In 1972 the Polaroid Corporation released its SX-70 camera and integral print film which, within a few minutes of pressing the button and without further intervention by the photographer, created a colour print in full daylight. This astonishing process not only captured the public imagination, it also attracted seriously inclined photographers and artists who saw its potential as a means of expression. The 8cm square image, framed within a white plastic surround, and with its enamel-like surface and distinct colour quality, was in the hand a unique object to be treasured like a small icon or magically coloured daguerreotype. And curious photographers soon discovered and exploited the initial susceptibility of the image to manual manipulation.

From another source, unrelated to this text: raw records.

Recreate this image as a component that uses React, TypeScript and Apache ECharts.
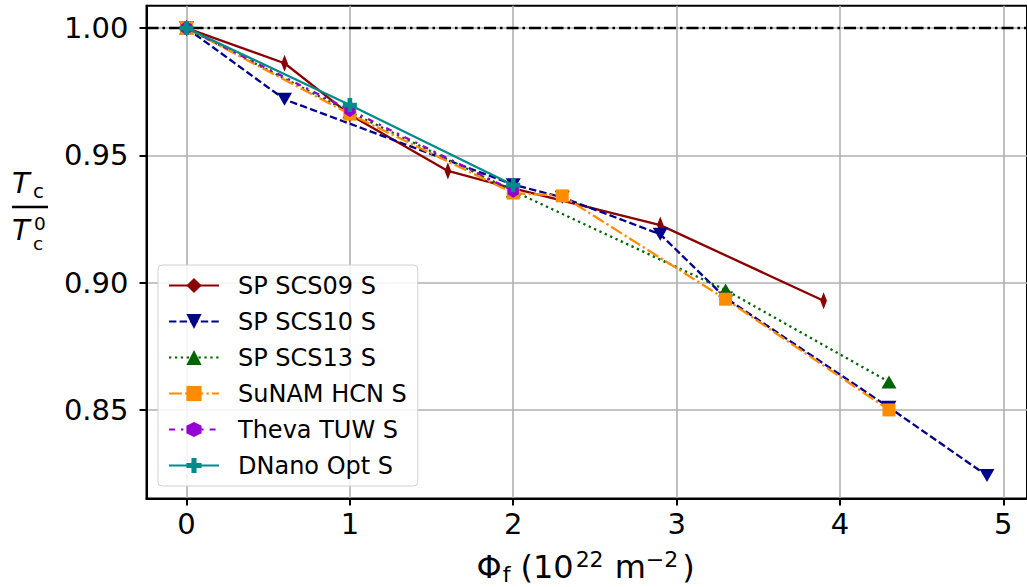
import React, { useEffect, useRef } from "react";
import * as echarts from "echarts";

const xTicks = [0, 1, 2, 3, 4, 5];
const yTicks = [0.85, 0.9, 0.95, 1.0];

const seriesNames = ["SP SCS09 S", "SP SCS10 S", "SP SCS13 S", "SuNAM HCN S", "Theva TUW S", "DNano Opt S"];

const scs09X = [0, 0.6, 1, 1.6, 2, 2.9, 3.9];
const scs09Y = [1, 0.9862, 0.966, 0.9439, 0.937, 0.9226, 0.8929];
const scs10X = [0, 0.6, 2, 2.3, 2.9, 3.3, 4.3, 4.9];
const scs10Y = [1, 0.972, 0.9385, 0.9335, 0.919, 0.894, 0.851, 0.8242];
const scs13X = [0, 1, 2, 3.3, 4.3];
const scs13Y = [1, 0.967, 0.936, 0.8971, 0.861];
const sunamX = [0, 1, 2, 2.3, 3.3, 4.3];
const sunamY = [1, 0.9662, 0.9352, 0.9341, 0.8935, 0.85];
const thevaX = [0, 1, 2];
const thevaY = [1, 0.9678, 0.9361];
const dnanoX = [0, 1, 2];
const dnanoY = [1, 0.9698, 0.9383];

const refLineValue = 1.0;

const FONT = "DejaVu Sans";

const DIAMOND = "path://M0,-1L0.6,0L0,1L-0.6,0Z";
const HEX = "path://M0,-1L0.866,-0.5L0.866,0.5L0,1L-0.866,0.5L-0.866,-0.5Z";
const PLUS = "path://M2,0H4V2H6V4H4V6H2V4H0V2H2Z";

function pts(xs: number[], ys: number[]) {
  return xs.map((x, i) => [x, ys[i]]);
}

export default function App() {
  const ref = useRef<HTMLDivElement>(null);
  useEffect(() => {
    if (!ref.current) return;
    const chart = echarts.init(ref.current, undefined, { renderer: "svg" });

    const mk = (
      name: string,
      xs: number[],
      ys: number[],
      color: string,
      dash: any,
      symbol: string,
      size: any,
      rotate = 0,
      z = 2
    ) => ({
      type: "line",
      name,
      data: pts(xs, ys),
      symbol,
      symbolSize: size,
      symbolRotate: rotate,
      symbolKeepAspect: true,
      showAllSymbol: true,
      lineStyle: { color, width: 2.3, type: dash },
      itemStyle: { color, borderWidth: 0 },
      z,
      emphasis: { disabled: true },
    });

    const s0: any = mk(seriesNames[0], scs09X, scs09Y, "#8B0000", "solid", DIAMOND, [11, 17], 0, 3);
    s0.markLine = {
      silent: true,
      symbol: ["none", "none"],
      label: { show: false },
      lineStyle: { color: "#000", width: 2.3, type: [12, 4, 2.5, 4] },
      data: [{ yAxis: refLineValue }],
      z: 2,
    };

    const option: any = {
      animation: false,
      grid: {
        left: 146.5,
        right: -6,
        top: 5.7,
        bottom: 88.5,
        show: true,
        borderColor: "#000",
        borderWidth: 2,
        backgroundColor: "transparent",
      },
      xAxis: {
        type: "value",
        min: -0.245,
        max: 5.145,
        axisLine: { show: true, onZero: false, lineStyle: { color: "#000", width: 2 } },
        axisTick: { show: true, length: 7, customValues: xTicks, lineStyle: { color: "#000", width: 2 } },
        axisLabel: {
          customValues: xTicks,
          fontSize: 29,
          fontFamily: FONT,
          color: "#000",
          margin: 11,
          formatter: (v: number) => String(v),
        },
        splitLine: { show: true, lineStyle: { color: "#b0b0b0", width: 1.6 } },
      },
      yAxis: {
        type: "value",
        min: 0.8152,
        max: 1.0088,
        axisLine: { show: true, onZero: false, lineStyle: { color: "#000", width: 2 } },
        axisTick: { show: true, length: 7, customValues: yTicks, lineStyle: { color: "#000", width: 2 } },
        axisLabel: {
          customValues: yTicks,
          fontSize: 29,
          fontFamily: FONT,
          color: "#000",
          margin: 18,
          formatter: (v: number) => v.toFixed(2),
        },
        splitLine: { show: true, lineStyle: { color: "#b0b0b0", width: 1.6 } },
      },
      legend: {
        orient: "vertical",
        left: 158,
        top: 265,
        itemWidth: 50,
        itemHeight: 19,
        itemGap: 11,
        padding: [8, 11, 8, 10],
        backgroundColor: "rgba(255,255,255,0.85)",
        borderColor: "#d0d0d0",
        borderWidth: 1,
        borderRadius: 4,
        textStyle: { fontSize: 24, fontFamily: FONT, color: "#000", lineHeight: 25, padding: [0, 0, 0, 14] },
        data: seriesNames,
      },
      series: [
        s0,
        mk(seriesNames[1], scs10X, scs10Y, "#00008B", [7.4, 3.2], "triangle", [15, 13], 180, 3),
        mk(seriesNames[2], scs13X, scs13Y, "#006400", [2.3, 3.6], "triangle", [15, 13], 0, 4),
        mk(seriesNames[3], sunamX, sunamY, "#FF8C00", [12.8, 3.2, 2.3, 3.2], "rect", [13, 13], 0, 5),
        mk(seriesNames[4], thevaX, thevaY, "#9400D3", [6, 6, 2.3, 6], HEX, [13, 14], 0, 6),
        mk(seriesNames[5], dnanoX, dnanoY, "#008B8B", "solid", PLUS, [14, 14], 0, 7),
      ],
      graphic: [
        { type: "text", x: 12, y: 183, style: { text: "T", fontSize: 29, fontFamily: FONT, fontStyle: "italic", fill: "#000", align: "left", verticalAlign: "middle" } },
        { type: "text", x: 33, y: 190.6, style: { text: "c", fontSize: 20, fontFamily: FONT, fill: "#000", align: "left", verticalAlign: "middle" } },
        { type: "line", shape: { x1: 12, y1: 207, x2: 48, y2: 207 }, style: { stroke: "#000", lineWidth: 2.4 } },
        { type: "text", x: 12, y: 229.5, style: { text: "T", fontSize: 29, fontFamily: FONT, fontStyle: "italic", fill: "#000", align: "left", verticalAlign: "middle" } },
        { type: "text", x: 34, y: 223.5, style: { text: "0", fontSize: 18.5, fontFamily: FONT, fill: "#000", align: "left", verticalAlign: "middle" } },
        { type: "text", x: 33, y: 243, style: { text: "c", fontSize: 18.5, fontFamily: FONT, fill: "#000", align: "left", verticalAlign: "middle" } },
        {
          type: "text",
          x: 476.5,
          y: 566.5,
          style: {
            text: "{a|Φ}{b|f}{p|(10}{c|22}{m|m}{d|−2}{q|)}",
            fill: "#000",
            align: "left",
            verticalAlign: "middle",
            rich: {
              a: { fontSize: 32, fontFamily: FONT, lineHeight: 50, verticalAlign: "middle" },
              b: { fontSize: 22, fontFamily: FONT, padding: [15, 0, 0, 1], verticalAlign: "middle" },
              p: { fontSize: 32, fontFamily: FONT, padding: [0, 0, 0, 10], verticalAlign: "middle" },
              c: { fontSize: 22, fontFamily: FONT, padding: [0, 0, 15, 2], verticalAlign: "middle" },
              m: { fontSize: 32, fontFamily: FONT, padding: [0, 0, 0, 11], verticalAlign: "middle" },
              d: { fontSize: 22, fontFamily: FONT, padding: [0, 0, 15, 0], verticalAlign: "middle" },
              q: { fontSize: 32, fontFamily: FONT, padding: [0, 0, 0, 4], verticalAlign: "middle" },
            },
          },
        },
      ],
    };

    chart.setOption(option);
    return () => chart.dispose();
  }, []);

  return <div ref={ref} style={{ width: 1027, height: 587, position: "absolute", left: 0, top: 0 }} />;
}
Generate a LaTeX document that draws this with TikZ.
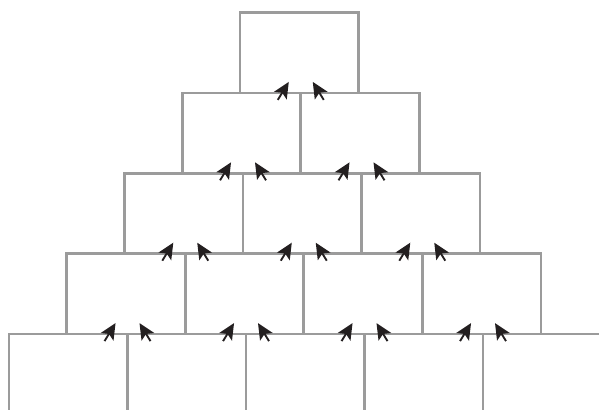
\documentclass[tikz,border=0pt]{standalone}
\usepackage{tikz}
\usetikzlibrary{arrows.meta,calc}
\definecolor{wall}{HTML}{9B9B9B}
\definecolor{push}{HTML}{231F20}

\begin{document}
\begin{tikzpicture}[x=0.75pt, y=-0.75pt,
        brick/.style={rectangle, draw=wall, line width=1.9pt, anchor=north west,
        minimum width=88.9pt, minimum height=60.3pt, inner sep=0pt, outer sep=0pt},
        force/.style={-{Stealth[length=12pt, width=11pt, inset=2.5pt]}, line width=1.4pt, push},
      ]
      \useasboundingbox (0, 0) rectangle (599, 410);
      \clip (0, 0) rectangle (599, 410);

      % rows of bricks, one more in each row
      \foreach \r in {1,...,5} {
        \foreach \i in {1,...,\r} {
          \node[brick] (b\r\i) at ({240-(\r-1)*57.75+(\i-1)*118.5}, {12.5+(\r-1)*80.4}) {};
        }
      }

      % two pushes at every joint
      \foreach \r in {2,...,5} {
        \foreach \i in {2,...,\r} {
          \pgfmathtruncatemacro\k{\i-1}
          \draw[force] ($(b\r\k.north east)+(-23, 7)$) -- ($(b\r\k.north east)+(-12, -11)$);
          \draw[force] ($(b\r\i.north west)+(23, 7)$) -- ($(b\r\i.north west)+(12, -11)$);
        }
      }
    \end{tikzpicture}
\end{document}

SX-70 cameras arrived in New Zealand in 1973–4. I bought a used camera in 1978 and relished the experience of seeing a full colour image emerge within minutes before my eyes, potentially a work of art in miniature. The square format suited me. The challenge was to create imaginative images within a small compass. By 1977 SX-70 photos were being shown in photo galleries in New Zealand, and soon in one or two public galleries—in 1982 the National Art Gallery invited Janet Bayly, Zane Zusters and me to show SX-70s under the title Polaroids. Instant photography had been established as a niche medium of photography. At the end of 2003 McNamara Gallery surveyed the Polaroid SX-70 in New Zealand by exhibiting work dating from 1977 by 13 photographers in a show entitled Tracing Polaroid SX-70. This survey did not foresee the obsolescence of this form of instant photography when in 2008 Polaroid ceased making SX-70 print film 36 years after its introduction. Thus, as with other innovations in photographic technology, an era of photography has ended: the era of Polaroid SX-70 instant photography. - Gary Blackman.

In The Hand - Polaroids, 1978 - 2004 is Gary Blackman's sixth exhibition at Brett McDowell Gallery.